• _AIM OF THE TASK_: Pictures stay out of this copy, which runs from the first line of the material through the line containing "periods_b = list(range(1, 92))".

• _DATA_:
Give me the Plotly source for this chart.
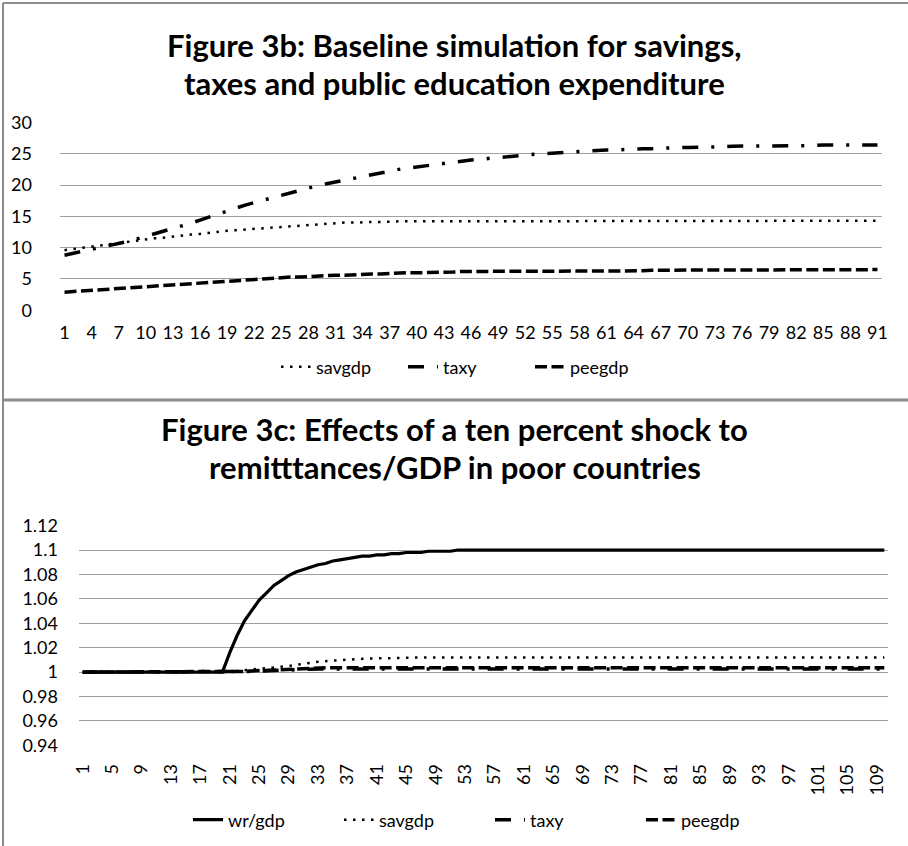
import plotly.graph_objects as go

# ---------------- Figure 3b: baseline simulation (periods 1..91) ----------------
periods_b = list(range(1, 92))

savgdp_b = [
    9.6, 9.8, 10.0, 10.2, 10.4, 10.6, 10.8, 11.0, 11.2, 11.3,
    11.5, 11.6, 11.8, 11.9, 12.1, 12.2, 12.4, 12.5, 12.7, 12.8,
    12.9, 13.1, 13.2, 13.3, 13.4, 13.5, 13.6, 13.7, 13.8, 13.9,
    13.9, 14.0, 14.0, 14.1, 14.1, 14.1, 14.2, 14.2, 14.2, 14.2,
    14.2, 14.2, 14.2, 14.2, 14.2, 14.3, 14.3, 14.3, 14.3, 14.3,
    14.3, 14.3, 14.3, 14.3, 14.3, 14.3, 14.3, 14.3, 14.3, 14.3,
    14.3, 14.3, 14.3, 14.3, 14.3, 14.3, 14.3, 14.3, 14.3, 14.3,
    14.3, 14.3, 14.3, 14.3, 14.3, 14.3, 14.3, 14.3, 14.3, 14.3,
    14.3, 14.3, 14.3, 14.3, 14.3, 14.3, 14.3, 14.3, 14.3, 14.3, 14.3,
]

taxy_b = [
    8.8, 9.1, 9.4, 9.7, 10.0, 10.3, 10.6, 11.0, 11.4, 11.8,
    12.2, 12.6, 13.0, 13.5, 13.9, 14.4, 14.9, 15.4, 15.8, 16.3,
    16.8, 17.2, 17.6, 18.0, 18.4, 18.8, 19.2, 19.5, 19.9, 20.2,
    20.5, 20.8, 21.1, 21.4, 21.7, 22.0, 22.2, 22.5, 22.7, 22.9,
    23.1, 23.3, 23.5, 23.7, 23.8, 24.0, 24.1, 24.3, 24.4, 24.5,
    24.7, 24.8, 24.9, 25.0, 25.1, 25.2, 25.3, 25.3, 25.4, 25.5,
    25.6, 25.6, 25.7, 25.7, 25.8, 25.8, 25.9, 25.9, 26.0, 26.0,
    26.0, 26.1, 26.1, 26.1, 26.2, 26.2, 26.2, 26.2, 26.3, 26.3,
    26.3, 26.3, 26.3, 26.3, 26.4, 26.4, 26.4, 26.4, 26.4, 26.4, 26.4,
]

peegdp_b = [
    2.9, 3.0, 3.1, 3.2, 3.3, 3.4, 3.5, 3.6, 3.7, 3.8,
    3.9, 4.0, 4.0, 4.1, 4.2, 4.3, 4.4, 4.5, 4.6, 4.7,
    4.8, 4.9, 5.0, 5.1, 5.2, 5.3, 5.3, 5.4, 5.5, 5.5,
    5.6, 5.6, 5.7, 5.7, 5.8, 5.8, 5.9, 5.9, 6.0, 6.0,
    6.0, 6.1, 6.1, 6.1, 6.2, 6.2, 6.2, 6.2, 6.2, 6.2,
    6.2, 6.2, 6.2, 6.2, 6.2, 6.3, 6.3, 6.3, 6.3, 6.3,
    6.3, 6.3, 6.3, 6.3, 6.3, 6.4, 6.4, 6.4, 6.4, 6.4,
    6.4, 6.4, 6.4, 6.4, 6.4, 6.4, 6.4, 6.4, 6.4, 6.4,
    6.5, 6.5, 6.5, 6.5, 6.5, 6.5, 6.5, 6.5, 6.5, 6.5, 6.5,
]

ticks_b = periods_b[::3]          # 1, 4, 7, ... 91
yticks_b = [0, 5, 10, 15, 20, 25, 30]

# ---------------- Figure 3c: remittance shock (periods 1..110) ----------------
periods_c = list(range(1, 111))

wr_gdp_c = [
    1.0, 1.0, 1.0, 1.0, 1.0, 1.0, 1.0, 1.0, 1.0, 1.0,
    1.0, 1.0, 1.0, 1.0, 1.0, 1.0, 1.0, 1.0, 1.0, 1.0,
    1.016, 1.030, 1.042, 1.051, 1.059, 1.065, 1.071, 1.075, 1.079, 1.082,
    1.084, 1.086, 1.088, 1.089, 1.091, 1.092, 1.093, 1.094, 1.095, 1.095,
    1.096, 1.096, 1.097, 1.097, 1.098, 1.098, 1.098, 1.099, 1.099, 1.099,
    1.099, 1.100, 1.1, 1.1, 1.1, 1.1, 1.1, 1.1, 1.1, 1.1,
    1.1, 1.1, 1.1, 1.1, 1.1, 1.1, 1.1, 1.1, 1.1, 1.1,
    1.1, 1.1, 1.1, 1.1, 1.1, 1.1, 1.1, 1.1, 1.1, 1.1,
    1.1, 1.1, 1.1, 1.1, 1.1, 1.1, 1.1, 1.1, 1.1, 1.1,
    1.1, 1.1, 1.1, 1.1, 1.1, 1.1, 1.1, 1.1, 1.1, 1.1,
    1.1, 1.1, 1.1, 1.1, 1.1, 1.1, 1.1, 1.1, 1.1, 1.1,
]

savgdp_c = [
    1.0, 1.0, 1.0, 1.0, 1.0, 1.0, 1.0, 1.0, 1.0, 1.0,
    1.0, 1.0, 1.0, 1.0, 1.0, 1.0, 1.0, 1.0, 1.0, 1.0,
    1.0003, 1.001, 1.0015, 1.002, 1.003, 1.0035, 1.004, 1.0045, 1.005, 1.006,
    1.007, 1.0077, 1.0085, 1.009, 1.0095, 1.010, 1.0103, 1.0106, 1.0109, 1.0111,
    1.0113, 1.0115, 1.0117, 1.0118, 1.0119, 1.012, 1.012, 1.012, 1.012, 1.012,
    1.012, 1.012, 1.012, 1.012, 1.012, 1.012, 1.012, 1.012, 1.012, 1.012,
    1.012, 1.012, 1.012, 1.012, 1.012, 1.012, 1.012, 1.012, 1.012, 1.012,
    1.012, 1.012, 1.012, 1.012, 1.012, 1.012, 1.012, 1.012, 1.012, 1.012,
    1.012, 1.012, 1.012, 1.012, 1.012, 1.012, 1.012, 1.012, 1.012, 1.012,
    1.012, 1.012, 1.012, 1.012, 1.012, 1.012, 1.012, 1.012, 1.012, 1.012,
    1.012, 1.012, 1.012, 1.012, 1.012, 1.012, 1.012, 1.012, 1.012, 1.012,
]

taxy_c = [
    1.0, 1.0, 1.0, 1.0, 1.0, 1.0, 1.0, 1.0, 1.0, 1.0,
    1.0, 1.0, 1.0, 1.0, 1.0, 1.0, 1.0, 1.0, 1.0, 1.0,
    1.0, 1.0002, 1.0004, 1.0006, 1.0009, 1.0012, 1.0015, 1.0018, 1.002, 1.0022,
    1.0023, 1.0024, 1.0025, 1.0025, 1.0025, 1.0025, 1.0025, 1.0025, 1.0025, 1.0025,
    1.0025, 1.0025, 1.0025, 1.0025, 1.0025, 1.0025, 1.0025, 1.0025, 1.0025, 1.0025,
    1.0025, 1.0025, 1.0025, 1.0025, 1.0025, 1.0025, 1.0025, 1.0025, 1.0025, 1.0025,
    1.0025, 1.0025, 1.0025, 1.0025, 1.0025, 1.0025, 1.0025, 1.0025, 1.0025, 1.0025,
    1.0025, 1.0025, 1.0025, 1.0025, 1.0025, 1.0025, 1.0025, 1.0025, 1.0025, 1.0025,
    1.0025, 1.0025, 1.0025, 1.0025, 1.0025, 1.0025, 1.0025, 1.0025, 1.0025, 1.0025,
    1.0025, 1.0025, 1.0025, 1.0025, 1.0025, 1.0025, 1.0025, 1.0025, 1.0025, 1.0025,
    1.0025, 1.0025, 1.0025, 1.0025, 1.0025, 1.0025, 1.0025, 1.0025, 1.0025, 1.0025,
]

peegdp_c = [
    1.0, 1.0, 1.0, 1.0, 1.0, 1.0, 1.0, 1.0, 1.0, 1.0,
    1.0, 1.0, 1.0, 1.0, 1.0, 1.0, 1.0, 1.0, 1.0, 1.0,
    1.0, 1.0003, 1.0006, 1.001, 1.0013, 1.0017, 1.002, 1.0024, 1.0027, 1.003,
    1.0032, 1.0033, 1.0034, 1.0035, 1.0035, 1.0035, 1.0035, 1.0035, 1.0035, 1.0035,
    1.0035, 1.0035, 1.0035, 1.0035, 1.0035, 1.0035, 1.0035, 1.0035, 1.0035, 1.0035,
    1.0035, 1.0035, 1.0035, 1.0035, 1.0035, 1.0035, 1.0035, 1.0035, 1.0035, 1.0035,
    1.0035, 1.0035, 1.0035, 1.0035, 1.0035, 1.0035, 1.0035, 1.0035, 1.0035, 1.0035,
    1.0035, 1.0035, 1.0035, 1.0035, 1.0035, 1.0035, 1.0035, 1.0035, 1.0035, 1.0035,
    1.0035, 1.0035, 1.0035, 1.0035, 1.0035, 1.0035, 1.0035, 1.0035, 1.0035, 1.0035,
    1.0035, 1.0035, 1.0035, 1.0035, 1.0035, 1.0035, 1.0035, 1.0035, 1.0035, 1.0035,
    1.0035, 1.0035, 1.0035, 1.0035, 1.0035, 1.0035, 1.0035, 1.0035, 1.0035, 1.0035,
]

ticks_c = periods_c[::4]          # 1, 5, 9, ... 109
yticks_c = [0.94, 0.96, 0.98, 1.0, 1.02, 1.04, 1.06, 1.08, 1.1, 1.12]
ytext_c = ["0.94", "0.96", "0.98", "1", "1.02", "1.04", "1.06", "1.08", "1.1", "1.12"]

# ---------------- page geometry (pixels) ----------------
W, H = 908, 846
FONT = "Lato"
BORDER = "#8c8c8c"
GRID = "#a0a0a0"


def px_x(x):
    return x / W


def px_y(y):
    return 1 - y / H


DOT = "2.5px,6.5px"
DASHDOT = "16px,13px,3px,13px"
DASH = "12px,4.5px"

fig = go.Figure()

# Figure 3b series
fig.add_trace(go.Scatter(x=periods_b, y=savgdp_b, name="savgdp", mode="lines",
                         line=dict(color="black", width=2.5, dash=DOT),
                         xaxis="x", yaxis="y", legend="legend"))
fig.add_trace(go.Scatter(x=periods_b, y=taxy_b, name="taxy", mode="lines",
                         line=dict(color="black", width=3.5, dash=DASHDOT),
                         xaxis="x", yaxis="y", legend="legend"))
fig.add_trace(go.Scatter(x=periods_b, y=peegdp_b, name="peegdp", mode="lines",
                         line=dict(color="black", width=3.5, dash=DASH),
                         xaxis="x", yaxis="y", legend="legend"))

# Figure 3c series
fig.add_trace(go.Scatter(x=periods_c, y=wr_gdp_c, name="wr/gdp", mode="lines",
                         line=dict(color="black", width=3.2),
                         xaxis="x2", yaxis="y2", legend="legend2"))
fig.add_trace(go.Scatter(x=periods_c, y=savgdp_c, name="savgdp", mode="lines",
                         line=dict(color="black", width=2.5, dash=DOT),
                         xaxis="x2", yaxis="y2", legend="legend2"))
fig.add_trace(go.Scatter(x=periods_c, y=taxy_c, name="taxy", mode="lines",
                         line=dict(color="black", width=3.5, dash=DASHDOT),
                         xaxis="x2", yaxis="y2", legend="legend2"))
fig.add_trace(go.Scatter(x=periods_c, y=peegdp_c, name="peegdp", mode="lines",
                         line=dict(color="black", width=3.5, dash=DASH),
                         xaxis="x2", yaxis="y2", legend="legend2"))

tick_font = dict(family=FONT, size=18, color="black")
legend_font = dict(family=FONT, size=18, color="black")

fig.update_layout(
    template="none",
    width=W, height=H,
    margin=dict(l=0, r=0, t=0, b=0, autoexpand=False),
    paper_bgcolor="white", plot_bgcolor="white",
    font=dict(family=FONT, color="black"),
    xaxis=dict(domain=[px_x(60), px_x(882)], range=[0.5, 91.5],
               tickmode="array", tickvals=ticks_b, ticktext=[str(t) for t in ticks_b],
               tickangle=0, showgrid=False, zeroline=False, showline=False,
               ticks="", tickfont=tick_font, ticklabelstandoff=9, anchor="y",
               automargin=False),
    yaxis=dict(domain=[px_y(310.5), px_y(122.2)], range=[-0.03, 30.03],
               tickmode="array", tickvals=yticks_b,
               showgrid=True, gridcolor=GRID, gridwidth=1, zeroline=False,
               showline=False, ticks="", tickfont=tick_font,
               ticklabelstandoff=27, anchor="x", automargin=False),
    xaxis2=dict(domain=[px_x(79), px_x(888)], range=[0.5, 110.5],
                tickmode="array", tickvals=ticks_c, ticktext=[str(t) for t in ticks_c],
                tickangle=-90, showgrid=False, zeroline=False, showline=False,
                ticks="", tickfont=tick_font, ticklabelstandoff=14, anchor="y2",
                automargin=False),
    yaxis2=dict(domain=[px_y(745.5), px_y(525.5)], range=[0.9399, 1.1201],
                tickmode="array", tickvals=yticks_c, ticktext=ytext_c,
                showgrid=True, gridcolor=GRID, gridwidth=1, zeroline=False,
                showline=False, ticks="", tickfont=tick_font,
                ticklabelstandoff=20, anchor="x2", automargin=False),
    legend=dict(orientation="h", x=px_x(276), xanchor="left", y=px_y(367), yanchor="middle",
                font=legend_font, bgcolor="rgba(0,0,0,0)", tracegroupgap=0,
                entrywidth=82, entrywidthmode="pixels"),
    legend2=dict(orientation="h", x=px_x(188), xanchor="left", y=px_y(820), yanchor="middle",
                 font=legend_font, bgcolor="rgba(0,0,0,0)", tracegroupgap=0,
                 entrywidth=106, entrywidthmode="pixels"),
    showlegend=True,
)

# chart titles, one annotation per line for tight line spacing
title_font = dict(family=FONT, size=31, color="black")
title_lines = [
    ("Figure 3b: Baseline simulation for savings,", 454, 45),
    ("taxes and public education expenditure", 454, 83),
    ("Figure 3c: Effects of a ten percent shock to", 455, 429),
    ("remitttances/GDP in poor countries", 455, 467),
]
for text, cx, cy in title_lines:
    fig.add_annotation(text=f"<b>{text}</b>", x=px_x(cx), y=px_y(cy),
                       xref="paper", yref="paper", xanchor="center", yanchor="middle",
                       showarrow=False, font=title_font)

# chart-area frames
frame = dict(type="line", xref="paper", yref="paper", line=dict(color=BORDER, width=2))
fig.add_shape(**frame, x0=px_x(3), x1=1, y0=px_y(3), y1=px_y(3))
fig.add_shape(**frame, x0=px_x(3), x1=px_x(3), y0=px_y(3), y1=0)
fig.add_shape(type="line", xref="paper", yref="paper", line=dict(color=BORDER, width=3),
              x0=px_x(3), x1=1, y0=px_y(400), y1=px_y(400))

fig.write_html("out.html")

• _SOLVED EXERCISE_:
Give me the Plotly source for this chart.
import plotly.graph_objects as go

# ---------------- Figure 3b: baseline simulation (periods 1..91) ----------------
periods_b = list(range(1, 92))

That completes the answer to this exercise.